This bill establishes federal oversight, led by the FTC, requiring large entities to conduct impact assessments and report on high-stakes "covered algorithms" to ensure fairness and mitigate consumer harm.
Yvette Clarke
Representative
NY-9
The Algorithmic Accountability Act of 2025 establishes federal oversight for large entities using complex automated systems, or "covered algorithms," that impact critical consumer decisions like employment or housing. It mandates that these entities conduct rigorous, ongoing impact assessments to test for bias, privacy risks, and performance issues. The Federal Trade Commission (FTC) is tasked with creating detailed regulations and enforcing compliance, including requiring covered entities to submit annual summary reports detailing their assessment findings. This Act ensures that significant algorithmic decisions are scrutinized for fairness and transparency without overriding stricter state or local regulations.
The Algorithmic Accountability Act of 2025 is the federal government’s first serious attempt to put guardrails around the AI systems that increasingly run our lives. The core idea is simple: if a company uses a complex algorithm—a “covered algorithm”—to make a “critical decision” about you, they have to prove that system isn't secretly screwing you over.
What counts as a critical decision? Think about the stuff that actually matters: getting a job, securing a mortgage, finding housing, or accessing essential utilities and healthcare. The bill makes it clear that the Federal Trade Commission (FTC) gets two years to write the detailed rules, but once those rules are set, companies must conduct detailed “Impact Assessments” before and during the deployment of these systems.
This isn't aimed at the local pizza shop using an algorithm to optimize delivery routes. The law targets “Covered Entities”: big players who either pull in over $50 million in annual gross receipts or have an equity value over $250 million, and handle identifying information for more than 1 million consumers, households, or devices. If you meet those thresholds, you’re the one who has to read the fine print.

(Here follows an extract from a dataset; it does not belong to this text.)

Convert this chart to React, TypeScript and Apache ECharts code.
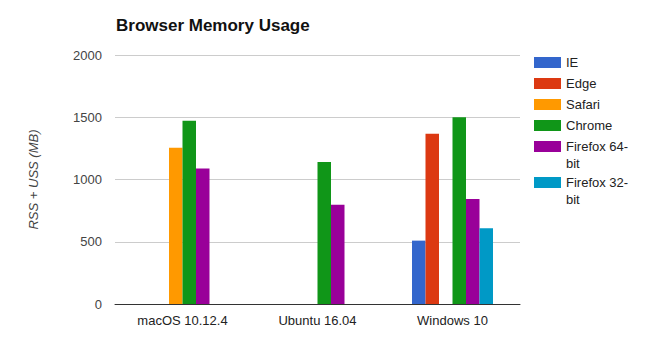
import React, { useEffect, useRef } from "react";
import * as echarts from "echarts";

const categories = ["macOS 10.12.4", "Ubuntu 16.04", "Windows 10"];
const seriesNames = ["IE", "Edge", "Safari", "Chrome", "Firefox 64-bit", "Firefox 32-bit"];
const legendLabels: Record<string, string> = {
  IE: "IE",
  Edge: "Edge",
  Safari: "Safari",
  Chrome: "Chrome",
  "Firefox 64-bit": "Firefox 64-\nbit",
  "Firefox 32-bit": "Firefox 32-\nbit",
};
const ieValues = [null, null, 509];
const edgeValues = [null, null, 1368];
const safariValues = [1255, null, null];
const chromeValues = [1472, 1141, 1499];
const firefox64Values = [1088, 797, 843];
const firefox32Values = [null, null, 608];
const colors = ["#3366cc", "#dc3912", "#ff9900", "#109618", "#990099", "#0099c6"];
const yTicks = [0, 500, 1000, 1500, 2000];

const FONT = "'Liberation Sans', Arial, sans-serif";

export default function App() {
  const ref = useRef<HTMLDivElement>(null);
  useEffect(() => {
    if (!ref.current) return;
    const chart = echarts.init(ref.current, undefined, { renderer: "svg" });
    const allValues = [ieValues, edgeValues, safariValues, chromeValues, firefox64Values, firefox32Values];
    chart.setOption({
      animation: false,
      backgroundColor: "#ffffff",
      textStyle: { fontFamily: FONT },
      title: {
        text: "Browser Memory Usage",
        left: 116,
        top: 17,
        padding: 0,
        textStyle: { fontFamily: FONT, fontSize: 17, fontWeight: "bold", color: "#111" },
      },
      legend: {
        orient: "vertical",
        left: 534,
        top: 54,
        padding: 0,
        icon: "rect",
        itemWidth: 27,
        itemHeight: 11,
        itemGap: 4,
        formatter: (name: string) => legendLabels[name] ?? name,
        textStyle: { fontFamily: FONT, fontSize: 13, lineHeight: 17, color: "#222", rich: { a: {} } },
        data: seriesNames.map((n) =>
          n.startsWith("Firefox")
            ? { name: n, textStyle: { padding: [0, 0, -17, 0] } }
            : { name: n }
        ),
      },
      grid: { left: 115, right: 131, top: 55, bottom: 50, containLabel: false },
      xAxis: {
        type: "category",
        data: categories,
        axisLine: { show: true, lineStyle: { color: "#333", width: 1 } },
        axisTick: { show: false },
        axisLabel: { fontFamily: FONT, fontSize: 13, color: "#222", margin: 10 },
      },
      yAxis: {
        type: "value",
        min: yTicks[0],
        max: yTicks[yTicks.length - 1],
        interval: 500,
        name: "RSS + USS (MB)",
        nameLocation: "middle",
        nameRotate: 90,
        nameGap: 75,
        nameTextStyle: { fontFamily: FONT, fontSize: 13, fontStyle: "italic", color: "#444" },
        axisLine: { show: false },
        axisTick: { show: false },
        axisLabel: {
          fontFamily: FONT,
          fontSize: 13,
          color: "#444",
          margin: 13,
          formatter: (v: number) => String(v),
        },
        splitLine: { lineStyle: { color: "#cccccc", width: 1 } },
      },
      series: seriesNames.map((name, i) => ({
        name,
        type: "bar",
        data: allValues[i],
        barGap: "0%",
        barCategoryGap: "40%",
        itemStyle: { color: colors[i] },
      })),
    });
    return () => chart.dispose();
  }, []);
  return <div ref={ref} style={{ width: 651, height: 354, margin: -8 }} />;
}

For these large companies, the compliance cost is going to be significant. Section 4 mandates incredibly detailed documentation. They must compare the new algorithm's performance against the old way of doing things, keep meticulous records of stakeholder consultations, and continually test for privacy risks. Most importantly, they must check for bias and differential outcomes based on protected characteristics like race or age. If they find a significant negative impact, they have to try and fix it immediately. If they choose not to fix it, they must document a compelling, non-discriminatory reason why.
To enforce these complex rules, the FTC is getting a major overhaul under Section 8. The bill establishes a brand new Bureau of Technology within the FTC, led by a Chief Technologist. Crucially, the FTC Chair is authorized to hire at least 75 specialized staff—engineers, data scientists, and privacy experts—bypassing standard federal civil service hiring rules. This is a clear signal that the government recognizes it needs technical muscle to regulate modern tech, but bypassing those standard hiring checks is a big move that concentrates significant power in the agency's hands.

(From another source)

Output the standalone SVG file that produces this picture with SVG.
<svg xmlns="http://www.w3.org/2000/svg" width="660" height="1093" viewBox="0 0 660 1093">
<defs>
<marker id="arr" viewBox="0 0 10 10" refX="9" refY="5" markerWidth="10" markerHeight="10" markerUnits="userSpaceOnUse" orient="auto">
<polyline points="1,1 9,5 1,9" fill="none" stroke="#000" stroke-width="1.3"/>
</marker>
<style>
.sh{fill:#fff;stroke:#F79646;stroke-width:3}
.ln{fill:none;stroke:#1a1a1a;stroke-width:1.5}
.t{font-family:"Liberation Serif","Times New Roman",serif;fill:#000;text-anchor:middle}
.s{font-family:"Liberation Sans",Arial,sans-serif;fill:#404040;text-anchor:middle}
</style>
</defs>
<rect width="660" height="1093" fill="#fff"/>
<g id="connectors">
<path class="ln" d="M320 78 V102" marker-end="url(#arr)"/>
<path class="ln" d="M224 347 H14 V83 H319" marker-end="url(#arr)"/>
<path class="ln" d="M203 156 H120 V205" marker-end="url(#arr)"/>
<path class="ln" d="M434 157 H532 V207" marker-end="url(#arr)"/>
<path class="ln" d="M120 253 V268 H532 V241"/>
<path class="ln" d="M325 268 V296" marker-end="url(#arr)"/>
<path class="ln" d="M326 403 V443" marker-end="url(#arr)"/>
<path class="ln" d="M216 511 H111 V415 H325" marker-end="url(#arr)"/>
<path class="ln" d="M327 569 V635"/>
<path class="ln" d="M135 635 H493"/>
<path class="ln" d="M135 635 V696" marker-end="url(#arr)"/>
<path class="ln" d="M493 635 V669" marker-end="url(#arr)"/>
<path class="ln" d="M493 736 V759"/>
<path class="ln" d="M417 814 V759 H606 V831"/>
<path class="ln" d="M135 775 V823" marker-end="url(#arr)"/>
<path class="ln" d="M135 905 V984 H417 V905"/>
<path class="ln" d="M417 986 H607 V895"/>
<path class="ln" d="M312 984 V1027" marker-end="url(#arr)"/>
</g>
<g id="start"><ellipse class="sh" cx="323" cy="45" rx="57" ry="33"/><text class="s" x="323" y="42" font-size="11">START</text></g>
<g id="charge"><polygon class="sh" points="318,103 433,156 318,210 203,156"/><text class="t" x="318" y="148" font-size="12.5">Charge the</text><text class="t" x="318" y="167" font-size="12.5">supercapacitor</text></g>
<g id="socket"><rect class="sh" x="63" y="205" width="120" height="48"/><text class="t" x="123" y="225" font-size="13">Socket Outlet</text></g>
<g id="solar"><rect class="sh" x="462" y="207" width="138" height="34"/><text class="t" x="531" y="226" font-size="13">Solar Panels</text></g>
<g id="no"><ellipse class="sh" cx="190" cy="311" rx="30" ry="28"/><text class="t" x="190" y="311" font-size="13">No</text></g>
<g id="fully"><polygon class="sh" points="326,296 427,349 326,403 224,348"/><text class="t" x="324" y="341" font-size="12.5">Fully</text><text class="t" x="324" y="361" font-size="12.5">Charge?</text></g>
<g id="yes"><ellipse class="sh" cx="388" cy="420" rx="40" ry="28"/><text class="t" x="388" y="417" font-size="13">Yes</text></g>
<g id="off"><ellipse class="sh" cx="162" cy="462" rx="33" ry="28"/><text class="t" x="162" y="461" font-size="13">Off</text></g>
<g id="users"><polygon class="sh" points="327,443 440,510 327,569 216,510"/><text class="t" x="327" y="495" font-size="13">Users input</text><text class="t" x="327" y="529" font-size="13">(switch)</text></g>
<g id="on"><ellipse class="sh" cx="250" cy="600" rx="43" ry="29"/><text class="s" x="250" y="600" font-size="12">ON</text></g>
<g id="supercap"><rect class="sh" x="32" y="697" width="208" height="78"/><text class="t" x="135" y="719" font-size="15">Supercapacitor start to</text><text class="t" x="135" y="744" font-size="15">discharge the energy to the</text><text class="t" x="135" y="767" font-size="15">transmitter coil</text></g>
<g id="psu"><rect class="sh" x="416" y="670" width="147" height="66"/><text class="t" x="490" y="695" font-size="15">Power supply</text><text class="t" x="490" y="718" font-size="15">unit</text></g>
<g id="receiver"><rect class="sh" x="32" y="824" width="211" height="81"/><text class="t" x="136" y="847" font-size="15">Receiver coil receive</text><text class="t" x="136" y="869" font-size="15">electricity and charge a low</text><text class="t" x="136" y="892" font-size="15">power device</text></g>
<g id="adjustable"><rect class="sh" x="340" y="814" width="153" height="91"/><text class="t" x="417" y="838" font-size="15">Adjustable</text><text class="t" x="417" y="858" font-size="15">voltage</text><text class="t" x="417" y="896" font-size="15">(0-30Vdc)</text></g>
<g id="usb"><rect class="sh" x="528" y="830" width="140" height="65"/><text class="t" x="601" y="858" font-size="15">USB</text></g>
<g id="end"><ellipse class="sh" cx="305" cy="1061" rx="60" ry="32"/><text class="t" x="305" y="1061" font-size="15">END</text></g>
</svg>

While the full, proprietary Impact Assessments remain confidential (Section 4), the public will get a limited view. Covered Entities must submit annual “Summary Reports” to the FTC, detailing their testing methods, performance metrics, and any negative impacts found and mitigated. Section 6 requires the FTC to take this information and create a publicly accessible, searchable online database.

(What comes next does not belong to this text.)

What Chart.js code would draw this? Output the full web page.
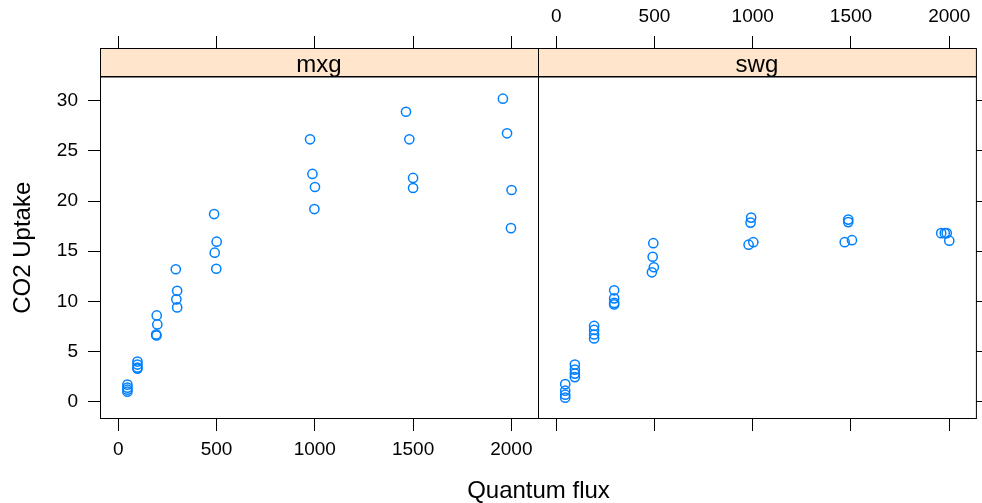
<!DOCTYPE html>
<html>
<head>
<meta charset="utf-8">
<script src="https://cdn.jsdelivr.net/npm/chart.js@4"></script>
<style>
    body { margin: 0; background: #ffffff; }
    #wrap { position: relative; width: 982px; height: 503px; }
    canvas { position: absolute; left: 0; top: 0; }
</style>
</head>
<body>
<div id="wrap">
    <canvas id="mxgChart" width="982" height="503"></canvas>
    <canvas id="swgChart" width="982" height="503"></canvas>
</div>
<script>
// values
const panelNames = ['mxg', 'swg'];
const xTicks = [0, 500, 1000, 1500, 2000];
const yTicks = [0, 5, 10, 15, 20, 25, 30];

const mxgFlux = [47, 47, 47, 47, 98, 98, 98, 98, 196, 199, 193, 195, 293, 300, 296, 300,
    488, 501, 491, 499, 976, 988, 1001, 998, 1464, 1481, 1500, 1500, 1957, 1978, 2001, 1998];
const mxgUptake = [1.7, 1.4, 1.2, 1.0, 4.0, 3.7, 3.4, 3.3, 8.6, 7.7, 6.7, 6.6, 13.2, 11.05, 10.2, 9.4,
    18.7, 15.95, 14.85, 13.25, 26.15, 22.7, 21.4, 19.2, 28.9, 26.15, 22.3, 21.3, 30.2, 26.75, 21.1, 17.3];

const swgFlux = [46, 46, 46, 46, 95, 95, 95, 95, 193, 193, 193, 193, 295, 295, 295, 295,
    494, 491, 497, 487, 992, 989, 1003, 979, 1486, 1486, 1505, 1468, 1959, 1977, 1987, 2000];
const swgUptake = [1.75, 1.1, 0.7, 0.4, 3.7, 3.2, 2.8, 2.45, 7.55, 7.15, 6.7, 6.3, 11.1, 10.3, 9.85, 9.7,
    15.8, 14.45, 13.4, 12.9, 18.35, 17.85, 15.9, 15.65, 18.15, 17.9, 16.1, 15.9, 16.8, 16.8, 16.8, 16.05];

const FONT = '"Liberation Sans", Arial, sans-serif';
const STRIP_H = 28.5;

function toPoints(xs, ys) {
    return xs.map((x, i) => ({ x: x, y: ys[i] }));
}

function fixedSize(size) {
    return function(scale) {
        if (scale.isHorizontal()) {
            scale.height = size;
        } else {
            scale.width = size;
        }
    };
}

function setTicks(values) {
    return function(scale) {
        scale.ticks = values.map(v => ({ value: v }));
    };
}

function tickAxis(position, values, showLabels, size) {
    return {
        type: 'linear',
        position: position,
        min: position === 'left' || position === 'right' ? -1.724 : -92.5,
        max: position === 'left' || position === 'right' ? 35.254 : 2135.5,
        afterBuildTicks: setTicks(values),
        afterFit: fixedSize(size),
        border: { display: false },
        grid: {
            drawOnChartArea: false,
            drawTicks: true,
            tickLength: 12,
            color: '#000000',
            lineWidth: 1
        },
        ticks: {
            display: showLabels,
            color: '#000000',
            padding: position === 'left' ? 10 : 7.5,
            maxRotation: 0,
            autoSkip: false,
            font: { family: FONT, size: 19 },
            callback: v => String(v)
        }
    };
}

// strip, frame and the shared axis titles
function panelPlugin(name, withTitles) {
    return {
        id: 'panel_' + name,
        afterDraw(chart) {
            const ctx = chart.ctx;
            const a = chart.chartArea;
            const w = a.right - a.left;
            const stripBottom = a.top + STRIP_H;
            ctx.save();
            ctx.fillStyle = '#FFE5CC';
            ctx.fillRect(a.left, a.top, w, STRIP_H);
            ctx.strokeStyle = '#000000';
            ctx.lineWidth = 1;
            ctx.strokeRect(a.left + 0.5, a.top + 0.5, w, STRIP_H);
            ctx.strokeRect(a.left + 0.5, stripBottom, w, a.bottom - stripBottom - 0.5);

            ctx.fillStyle = '#000000';
            ctx.font = '24px ' + FONT;
            ctx.textAlign = 'center';
            ctx.textBaseline = 'alphabetic';
            ctx.fillText(name, (a.left + a.right) / 2, a.top + 23.5);

            if (withTitles) {
                ctx.fillText('Quantum flux', 538.5, 498);
                ctx.translate(23, (stripBottom + a.bottom) / 2);
                ctx.rotate(-Math.PI / 2);
                ctx.textBaseline = 'middle';
                ctx.fillText('CO2 Uptake', 0, 0);
            }
            ctx.restore();
        }
    };
}

function makePanel(canvasId, name, xs, ys, isLeft) {
    const ctx = document.getElementById(canvasId).getContext('2d');
    const scales = isLeft ? {
        x: tickAxis('bottom', xTicks, true, 84),
        xTop: tickAxis('top', xTicks, false, 48),
        y: tickAxis('left', yTicks, true, 100)
    } : {
        x: tickAxis('bottom', xTicks, false, 84),
        xTop: tickAxis('top', xTicks, true, 48),
        y: tickAxis('right', yTicks, false, 6)
    };

    return new Chart(ctx, {
        type: 'scatter',
        data: {
            datasets: [{
                label: name,
                data: toPoints(xs, ys),
                xAxisID: 'x',
                yAxisID: 'y',
                pointStyle: 'circle',
                pointRadius: 4.6,
                pointBorderWidth: 1.5,
                pointBorderColor: '#0080FF',
                pointBackgroundColor: 'rgba(0,0,0,0)'
            }]
        },
        options: {
            responsive: false,
            animation: false,
            layout: {
                padding: isLeft
                    ? { left: 0, right: 444, top: 0, bottom: 0 }
                    : { left: 538, right: 0, top: 0, bottom: 0 }
            },
            plugins: {
                legend: { display: false },
                tooltip: { enabled: false }
            },
            scales: scales
        },
        plugins: [panelPlugin(name, isLeft)]
    });
}

makePanel('mxgChart', panelNames[0], mxgFlux, mxgUptake, true);
makePanel('swgChart', panelNames[1], swgFlux, swgUptake, false);
</script>
</body>
</html>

This repository won't reveal trade secrets, but it will list the company, what critical decision the algorithm makes (e.g., approving job applicants), the data sources used, and, most importantly for consumers, a link to instructions on how to appeal or correct a decision made by that specific algorithm. For researchers and consumer advocates, this is huge—it provides the first high-level, standardized look at how AI is being deployed across critical sectors.
If you're applying for an apartment, a loan, or a new job, this Act is designed to protect you from being unfairly screened out by an algorithm that was never properly checked for bias. If the system denies you, the company will eventually have to provide a clear path for appeal, and the FTC will have the technical staff to investigate if that system is fundamentally unfair.
For companies, the message is clear: accountability is coming, and it's expensive. The bill sets a detailed federal standard, but Section 11 explicitly states that this law does not preempt state or local laws. This means if your state or city passes stricter AI accountability rules, those rules still apply. This lack of preemption ensures that the federal law acts as a floor, not a ceiling, for consumer protection in the age of algorithms.